In the worst of cases, some people had become citizens of countries that they had had no affiliation with, hadn't needed to visit, & were honestly mystified at how it was possible that such things could occur.

The most bizarre case, in my mind, was that of John Alexander.
Someone born here, whose father just happened to have been born in England & was therefore a British Subject resident in Australia before the concept of an Australian citizen even existed, found himself to have inherited British Citizenship, even having been born after the concept of Australian citizenship became possible.
In fact, his father could have sat in parliament without an eyebrow ever rising (as was fashionable before botox).
It could have been worse - John could have been born two years earlier as a British Subject at birth (not inheritance) - & still had no idea that he "gained" Australian citizenship.

My own father, born before the act, automatically became an Australian Citizen (only), & his English mother (& her father) unwittingly became a dual citizen ... but let's not get into gender politics here as well.
Oh let's ... my father therefore has cousins who have no idea that they are the only living dual-citizens in the family because their father (born here) inherited the dual-citizenship right & passed it on to his children.
I think I'm right here - it gets confusing - a man born in Australia to an English father can have British children, but his sister, born in England, has Australian children.

I am not concerned that people were taken by surprise at their new-found citizenship, it's more that the Fed Court has decided to interpret the law by the letter rather than the intent.
At the time of writing, the constitution was intended to preclude those whose allegiance was not to the British Empire (or the King/Queen) from sitting in parliament.
Foreign was a much broader concept in those days - & was never truly tested.
When the act of Australian Citizenship finally came about, some fifty years later, nobody was in the mood to shake the tree & see which members fell out of parliament - as I'm sure quite a few (if not most) would have.
It's a matter of history that most of our PMs had recent British ancestry.

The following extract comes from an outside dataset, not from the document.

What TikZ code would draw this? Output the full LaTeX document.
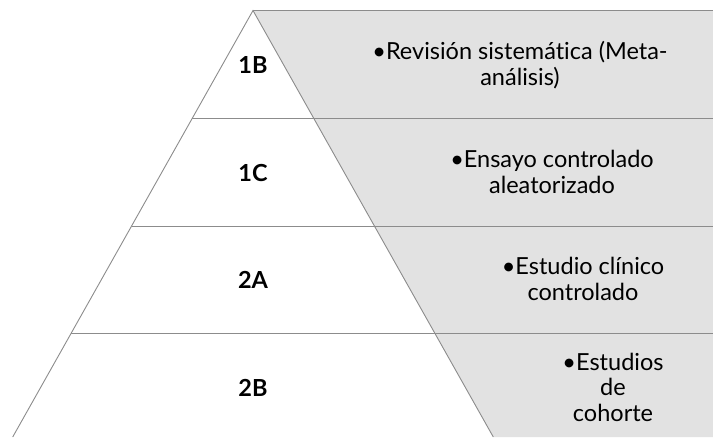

If we start to "question" members who sat illegally & without their knowledge today, & the decisions of ministers who have since been designated illegally holding office, then we should go back in time to dismiss all of the decisions of all of the parliaments where the majority was held only with the help of those who were technically dual citizens, & any minister's actions where their allegiance could be brought into question.

Crazy talk.

To take this to the absurd, an act of parliament that effectively makes the passing of that act itself impossible through the ineligibility of the members in the majority to actually be present, never existed.
This means that the act of Australian Citizenship itself (1949), having just disappeared, could not have caused the chaos that this Super Saturday has become - with no appreciable change to the parliament - & we'll all accept that the whole thing is just politics.

28 June 2018

Shoes Your Illusion

It was nearly end-of-financial-year sales time, & I had a split in my sneakers. Normally, this would mean a quick trip to my favourite supplier, but they had temporarily disgraced themselves because this pair weren't very old when they came apart at the seams.

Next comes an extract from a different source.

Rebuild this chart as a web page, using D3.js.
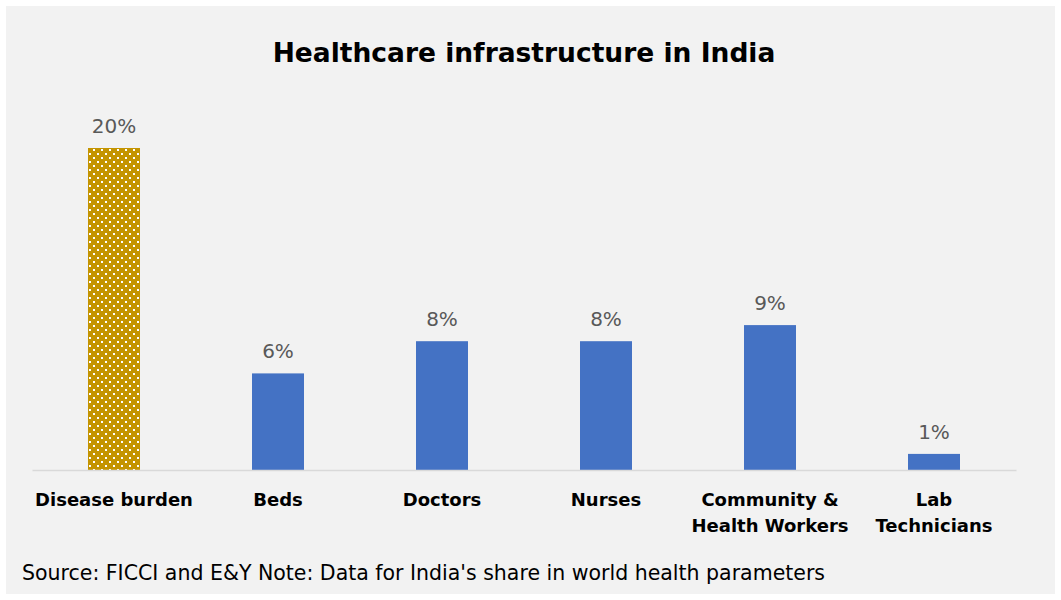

Under duress (that is, with Mrs Unwisdom), I was escorted into a well-known high-end sports-oriented, shoe-specialist shop claiming to have 50% off. You can probably tell from that sentence that the likelihood of me entering said shop would approximate zero without such an enticement - & even then, only when accompanied by an adult (Mrs Unwisdom).

I shall set the scene - it's a very ordinary, large, popular, outer suburban shopping centre on a Saturday morning. I'm wearing the fore-mentioned sneakers, plus a jacket that I've just discovered from my fatter days that I used to love (& Mrs Unwisdom hates), with the expectation that I will also purchase its replacement. As a side note, the last time I bought sneakers with the better half in tow (more likely vice versa), she made me change in the shop & asked them politely if they had a bin behind the counter.

Back to "Expensive Shoe Store" (because I don't want to use a brand name).

After picking through the shoes placed thoughtfully outside the shop, like a tramp looking for the least grotty-looking leavings behind a restaurant, I had come up with a likely candidate that did not look as though someone had already thrown up over it. You can guess from that statement that I wasn't looking for anything so lurid that it would scare small animals (even colour blind ones).

They just weren't right - they were priced above what my critical brain tells me a shoe made in a child-labour sweat shop in name-your-favourite-third-world-country should be, & they were certainly no more comfortable than my favourite brand (made in the same factory by the siblings). I was turning somewhat donkey (Mrs Unwisdom may have used a less kind equine reference), when helpful-shop-assistant burst upon the scene in her cleverly contrived sports-reference uniform & probably overly-spongy joggers designed specifically for wearing whilst selling overly-spongy joggers to overly-spongy joggers.

"FIND ANYTHING YOU LIKE?" she politely shouted at us, managing to maintain a rising inflection.
"Not really - have you got anything ... less colourful?"
"THERE ARE SOME MORE SHOES AT THE BACK ON SALE!" she burbled, still managing to emphasise "at the back" in the way that a drunk might try to slyly wink at the barmaid.
When I looked non-plussed, she continued her tirade.
"OR IF YOU TELL ME YOUR BUDGET, I CAN SEE IF WE'VE GOT SOMETHING ELSE!"

Ah. I see.
My intentionally understated dress-sense has finally been noticed by the eyes that seem to slip past me to categorise everyone who enters the joint as potential thief or customer.

I am assured that her IQ exceeded her shoe size, but I suspect that her realm of social acquaintance rarely got beyond the pub about 500 metres distant on a Friday night. My lips parted in anticipation of telling her that I was quite capable of buying footwear if only for my sense of taste.

Mrs Unwisdom hustled me out before I could formulate a sufficiently low-brow retort for the young "lady" to fully comprehend, but I got my way, partially. We did end up buying shoes at my favourite shop: not quite what I was looking for, but different enough that I can still enjoy that slightly shabby sense of coming apart at the seams.